Member of Bihar Legislative Assembly
- In office 2000–2010
- Preceded by: Yogendra Prasad Sahu
- Succeeded by: Annu Shukla
- Constituency: Lalganj

Personal details
- Born: 12 May 1969 (age 57) Lalganj, Vaishali, Bihar, India
- Party: Rashtriya Janata Dal
- Other political affiliations: Janata Dal United Lok Janshakti Party Independent
- Spouse: Annu Shukla
- Relations: Late Kaushlendra Kumar Shukla alias Chottan (elder brother) Late Awadhesh Kumar Shukla alias Bhutkun (elder brother) Man Mardan Shukla alias Lallan (younger brother)
- Children: 3
- Parent: Late Ramdas Shukla (father)
- Alma mater: Bihar University
- Nickname: Munna Shukla

= Vijay Kumar Shukla =

Indian politician and criminal

Vijay Kumar Shukla, also known as Munna Shukla, is a former Member of the Legislative Assembly (MLA) from Bihar. He has been elected on three occasions to the Bihar Legislative Assembly. He served a jail term for murder.
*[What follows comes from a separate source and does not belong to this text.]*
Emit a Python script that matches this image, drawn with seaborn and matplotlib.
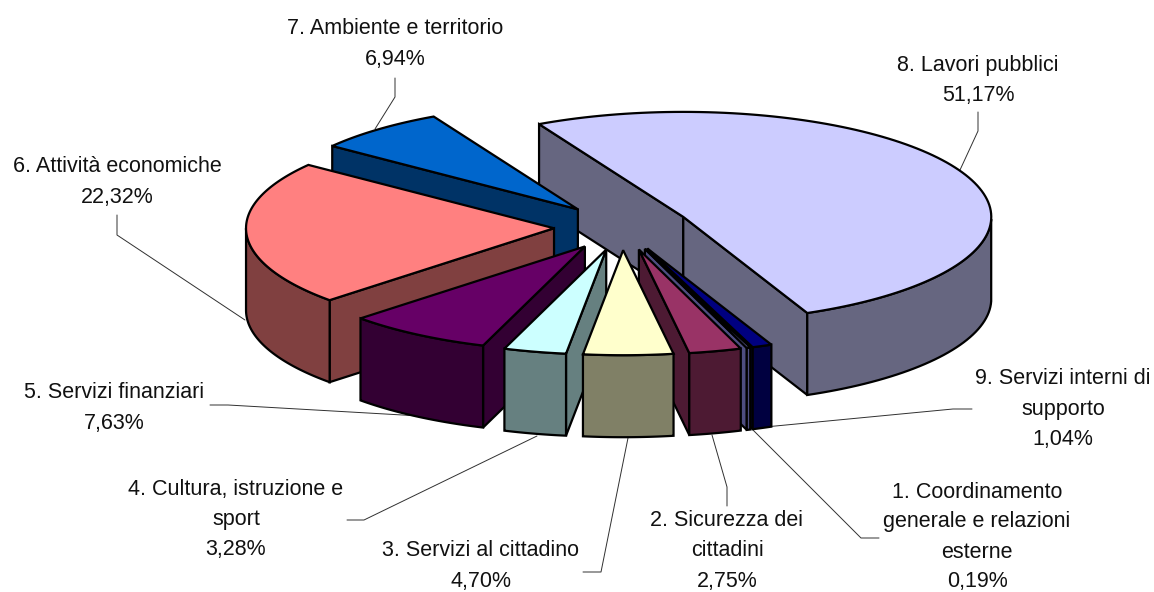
import numpy as np
import seaborn as sns
from matplotlib import pyplot as plt
from matplotlib.patches import Polygon

# Values, in chart order (clockwise from the first slice)
labels = ['1. Coordinamento\ngenerale e relazioni\nesterne', '2. Sicurezza dei\ncittadini',
          '3. Servizi al cittadino', '4. Cultura, istruzione e\nsport', '5. Servizi finanziari',
          '6. Attività economiche', '7. Ambiente e territorio', '8. Lavori pubblici',
          '9. Servizi interni di\nsupporto']
values = [0.19, 2.75, 4.70, 3.28, 7.63, 22.32, 6.94, 51.17, 1.04]
value_text = ['0,19%', '2,75%', '4,70%', '3,28%', '7,63%', '22,32%', '6,94%', '51,17%', '1,04%']
colors = ['#9999FF', '#993366', '#FFFFCC', '#CCFFFF', '#660066', '#FF8080', '#0066CC', '#CCCCFF', '#000080']

# Where the label blocks sit (centre x, first line y) and their leader lines
label_pos = [(977, 492), (727, 521), (481, 551), (236, 489), (114, 393), (117, 167), (395, 29), (978, 66), (1063, 379)]
leaders = [[(879, 538), (861, 538), (753, 430)],
           [(727, 506), (727, 487), (712, 435)],
           [(583, 572), (601, 572), (628, 438)],
           [(347, 520), (364, 520), (537, 436)],
           [(210, 405), (228, 405), (420, 416)],
           [(117, 215), (117, 235), (245, 320)],
           [(395, 78), (395, 97), (375, 129)],
           [(978, 112), (978, 131), (960, 170)],
           [(972, 409), (953, 409), (765, 427)]]

# Pie geometry in pixels
first_angle = 160
cx, cy = 622, 227
rx, ry = 308, 105
explode = 0.221
depth = 82
line_space = 30
draw_order = [7, 6, 5, 8, 0, 4, 1, 3, 2]

sns.set_theme(style='white')
plt.rcParams['font.family'] = ['Liberation Sans', 'DejaVu Sans']
palette = sns.color_palette(colors)

fig = plt.figure(figsize=(11.54, 5.92), dpi=100)
ax = fig.add_axes([0, 0, 1, 1])
ax.set_xlim(0, 1154)
ax.set_ylim(592, 0)
ax.axis('off')

for seg in leaders:
	xs, ys = zip(*seg)
	ax.plot(xs, ys, color='#303030', lw=0.7, zorder=1)

# Slice angles, going clockwise from first_angle
total = sum(values)
ends = first_angle + 360 * np.cumsum(values) / total
starts = np.append(first_angle, ends[:-1])

def face(pts, col, z):
	ax.add_patch(Polygon(pts, closed=True, facecolor=col, edgecolor='black', lw=1.6, joinstyle='miter', zorder=z))

def extrude(pts):
	pts = np.array(pts)
	return np.vstack([pts, pts[::-1] + [0, depth]])

for n, i in enumerate(draw_order):
	# math angles, counterclockwise, th0 < th1
	th1 = np.radians(90 - starts[i])
	th0 = np.radians(90 - ends[i])
	mid = (th0 + th1) / 2
	apex = np.array([cx + explode * rx * np.cos(mid), cy - explode * ry * np.sin(mid)])
	t = np.linspace(th0, th1, 120)
	rim = np.column_stack([apex[0] + rx * np.cos(t), apex[1] - ry * np.sin(t)])
	col = np.array(palette[i])
	side = tuple(col * 0.5)
	z = 2 + n

	if np.cos(th1) < 0:
		face(extrude([apex, rim[-1]]), side, z)
	if np.cos(th0) > 0:
		face(extrude([apex, rim[0]]), side, z)
	front = rim[np.sin(t) < 0]
	if len(front) > 1:
		face(extrude(front), side, z)
	face(np.vstack([apex, rim]), tuple(col), z)

for i, (x, y) in enumerate(label_pos):
	lines = labels[i].split('\n') + [value_text[i]]
	for k, s in enumerate(lines):
		ax.text(x, y + k * line_space, s, ha='center', va='center', fontsize=15.5, color='#111111', zorder=50)

fig.savefig('out.png', dpi=100)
Later He was Acquitted & again convicted in Brij Behari Prasad murder case in 2024 by Supreme Court.

==Family and education==
He is the brother of Chhotan Shukla, a notorious gang member who was assassinated in 1994, allegedly by the henchmen of Brij Bihari Prasad, a minister belonging
to OBC Bania caste, who was a strongman from Lalu Prasad Yadav's Rashtriya Janata Dal. His another brother Bhutkun Shukla who was allegedly responsible for instigating a mob for killing G. Krishnaiah, the District Magistrate (DM) of Gopalganj during Chhotan's funeral procession and is now also dead. His wife, Annu Shukla, is an MLA from his former seat.

==Political career==
Shukla was first elected a MLA from the Lalganj constituency in the 2000 as Independent Candidate. Again won in February 2005 Bihar elections as a Lok Janshakti Party candidate. In the October elections of that year he won again after switching to be a Janata Dal (United) candidate.

Shukla later stood as an JD(U) candidate for the Lok Sabha constituency of Vaishali. There he lost to the national vice-president of the Rashtriya Janata Dal, Raghuvansh Prasad Singh. He was debarred from election as he was convicted in the Brij Behari Prasad murder case along with Surajbhan Singh. But in 2014 he was Acquitted by highcourt along with other's.In 2024 he again convicted in Brij Behari Prasad Murder Case by Supreme Court along with Mantu Tiwari.

In 2024 Lok Sabha Election he was defeated by Veena Devi of Lok Janshakti Party candidate.

== Crime ==
The criminal careers of Shukla and of Anand Mohan Singh, both of which were intertwined with politics, ran in parallel for many years and were of equal note. Tehelka said in 2007 that
it was his muscleman image that made Mohan’s name synonymous with terror in Bihar’s poverty-ridden Saharsa-Supaul belt for the past 20 years. He and Munna Shukla faced several criminal cases, many of them for murder, in various courts across Bihar. While Shukla still remains a dreaded figure around Muzaffarpur and Vaishali districts in north Bihar, Mohan is notorious in the Saharsa-Supaul belt as a criminal and sometimes as a kind of folk hero.

The two overlapped completely in 1994 at the time of the lynching of a Dalit district magistrate near to Muzaffarpur during the funeral cortege of Chhotan Shukla. In 2007 they were sentenced to death for their involvement in the murder but Shukla's sentence was later overturned on appeal, when it was determined that he was present but uninvolved, and Singh's sentence was reduced to life imprisonment.

While in jail for that offence in 2012, Shukla was studied for and was awarded a PhD by Babasaheb Bhimrao Ambedkar Bihar University.